The TIME, SPACE, and GESTURE in a Crossdisciplinary Context
One of the major factors in any performance genre is the use of time. Artists have a particular temporal perception when working alone or with collaborators within their own medium. However, the sense of the time as an artistic device might alter significantly, when the art genres are crossdisciplinarily blended and artists from various media work simultaneously on the same material in an experimental setting. The focus of this presentation is the non-verbal artistic communication that occurs between two performers during art making and how can the actions of one duo partner from a certain artistic discipline influence the decisions of the other one in another discipline, respectively.

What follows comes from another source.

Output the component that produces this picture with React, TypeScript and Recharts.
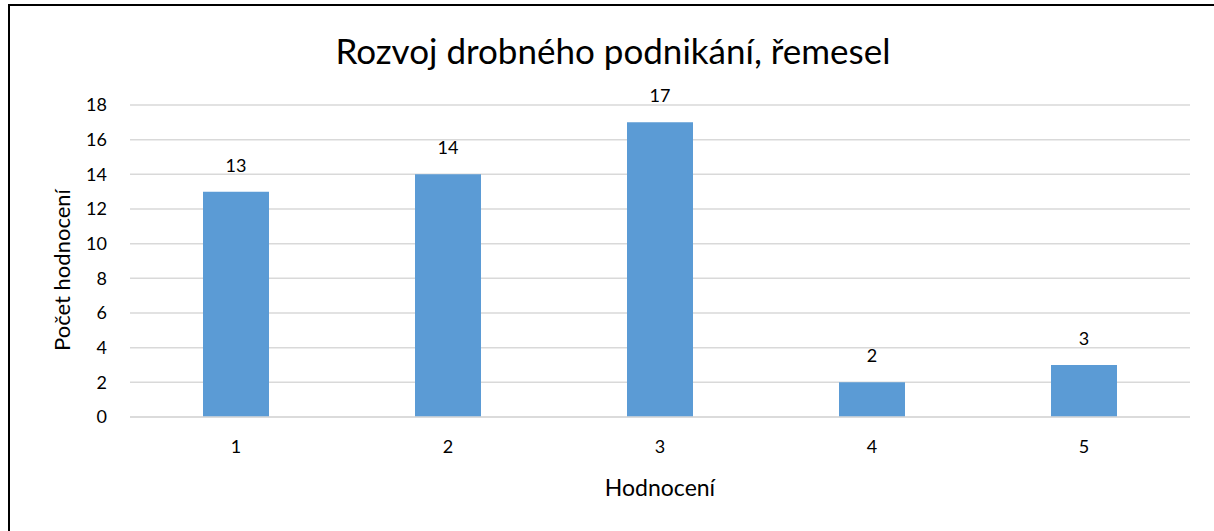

I will present a case study of character miniatures for solo piano written by Alexander Scriabin during the middle and late periods of his life and legacy, intertwined with contemporary dance improvisation, and discuss possibilities brought by the In-Betweenness, the layers of the communication that are frequently transient, barely definable, and oftentimes imperceptible, unless paid a special attention to. Particularly these are the sense of the flow, movement, and structure of the work; the role of the space, i.e. the physical distance between performers and its relation to the use of the time; the density of the content (i.e. musical material) in a crossdisciplinary context; and the gestural communication between the artists that evolved from being a spontaneous reaction to each other’s temporal decisions into a means of intersubjective contact that to a large extent defined the interpersonal interpretation of the given works.
Each of these miniatures represents a transient character that is very unique and poignant. With the help of a crossdisciplinary exchange and due to the sharpening of the human senses in such setting, artistic intake can be manifested in ways that create a profound impact for both, the audience as well as for the performers themselves. Allowing for openness creates an opportunity for the aesthetic of chance; acknowledging this aesthetic and giving it space lets the work thrive and transform itself, due to the freedom the performer has, even in the context of working with a classical solo piece, while in an expanded crossover setting. This approach leads to limitless possibilities of creating a crossdisciplinary dialogue, namely a true synthesis of the arts, which was the biggest, life-long aspiration of Alexander Scriabin, who nobly envisioned the transformation and regeneration of the entire humanity via blending multiple art forms.
To illustrate my arguments I will present excerpts from my case study documentary “Vers le Mystère” (“Towards the Mystery”), featuring the collaboration between piano and dance, a discussion of the project concept, the development of the intersubjective communication between the artists, the process of creative experimentation itself, and the research outputs of the case study sessions.
Internal Supervisors and External Advisors: Markus Schirmer (KUG), Deniz Peters (KUG), Håkon Austbø (Oslo), Anna Gawboy (Ohio State University).
American pianist and fine art photographer of Ukrainian origin Elina Akselrud is the founder and artistic director of a multidisciplinary organization Intertwining Arts, as well as the lead artist of all its crossover projects. Elina made her orchestra debut at the age of eight, studying at Kyiv Special Music School with Irina Lipatova and Irina Barinova. She is a prize winner of international piano competitions, such as Chopin on Thousand Islands’10, USA (1st Prize), Chopin in Hartford’12, USA (1st Prize), Midwest’14 in IA, U.S.A (2nd Prize), Chopin in Canberra’14, Australia (3rd Prize) and others. Elina has performed throughout Europe, Australia, and USA; she appeared with orchestras, such as the Ukrainian National Orchestra, the Kaufman Center Orchestra, NEC Symphony, and Lucerne Symphony, among others. Elina Akselrud received her education at Mannes School of Music in New York City, USA (Bachelor of Music’12), New England Conservatory in Boston, USA, with Alexander Korsantia (Master of Music’14), Hochschule Luzern – Musik in Lucerne, Switzerland, with Konstantin Lifschitz (Master of Arts in Music, Major Solo Performance’18), and Scuola di Musica di Fiesole in Florence, Italy, with Eliso Virsaladze. Elina is currently working on her Doctoral Degree in Artistic Research at the University of Music and Performing Arts Graz, Austria, where her project Artistic Interpretation in a Crossdisciplinary Context - Late Piano Œuvre of Alexander Scriabin has been supervised by Markus Schirmer and Deniz Peters, and where she holds a position of a research assistant.